‘I love walking in London,’ said Mrs Dalloway. ‘Really, it’s better than walking in the country.’
The eponymous central character of Virginia Woolf’s 1925 novel takes a route through St James’s on her way to ‘buy the flowers herself’, and she assumes the writer’s own joy at ‘rambling the streets of London’. Woolf thought it ‘the greatest pleasure of town life’.
London Literary Tours was born out of a shared love of rambling our city’s streets, guidebook in hand – or maybe no guidebook in hand, and no map, because part of the pleasure of walking in London is getting lost, taking a ‘wrong’ turn by accident or design, in order to gain that singular pleasure of stumbling across something completely unexpected… and then finding out about it.
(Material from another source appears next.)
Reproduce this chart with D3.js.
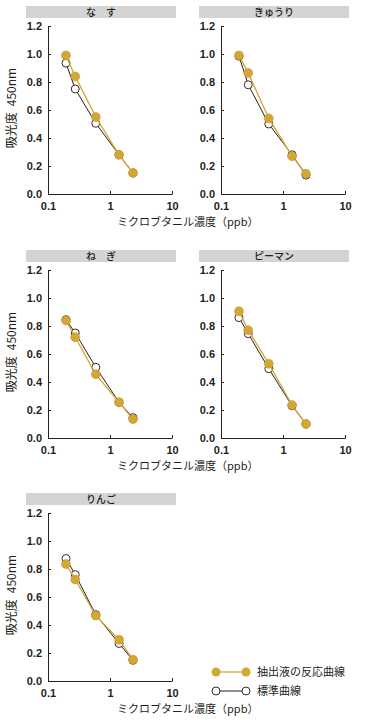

Ultimately the pleasure of all such wanderings (and that of being on one of our literary walking tours) is that it excites the imagination. In her essay ‘Street Haunting’, Woolf describes a walk she takes one winter evening. Like Mrs Dalloway, she goes out on the flimsiest of pretexts: to buy a pencil, ‘an excuse for walking half across London between tea and dinner’. Her pleasure is derived from the playful meanderings of thought that are prompted by the suggestive London twilight. As lamps are lit inside homes, occupants are seen like goldfish in a bowl. Observers are provoked to speculate about them: Who are these people? How are they feeling? What are they talking about? In Woolf’s personal narrative in ‘Street Haunting’, as in Mrs Dalloway, themes from past and present are conflated in her mind, identities are destabilised, and reality and fantasy collide.
Inevitably, our writer’s urban odyssey leads her to a (second-hand) bookshop. Its shelves are like the streets of the city, each book, selected at random, a window through which to peer into a private world and be surprised. Time loses all meaning, and, with each turn of a page in a newfound treasure, imagination is invited to take wing.
Our literary tours combine the pleasures of walking and reading, as we lead our guests through streets unfamiliar to them, and invite them to imagine events from the past, or make-believe ones. We love a good story. We may love it even more if we can stand in that very place where it happened, finding the locations for novels and reciting a passage set there, the scene both before us and in our mind’s eye alternating, blurring together. How exciting to know that here in this building a particular drama in the writer’s own life played out and inspired them to write this book or this poem. It’s an experience perhaps more poignant still when the building in question is no longer there, just its traces, and only in our imaginations can it flicker into existence again.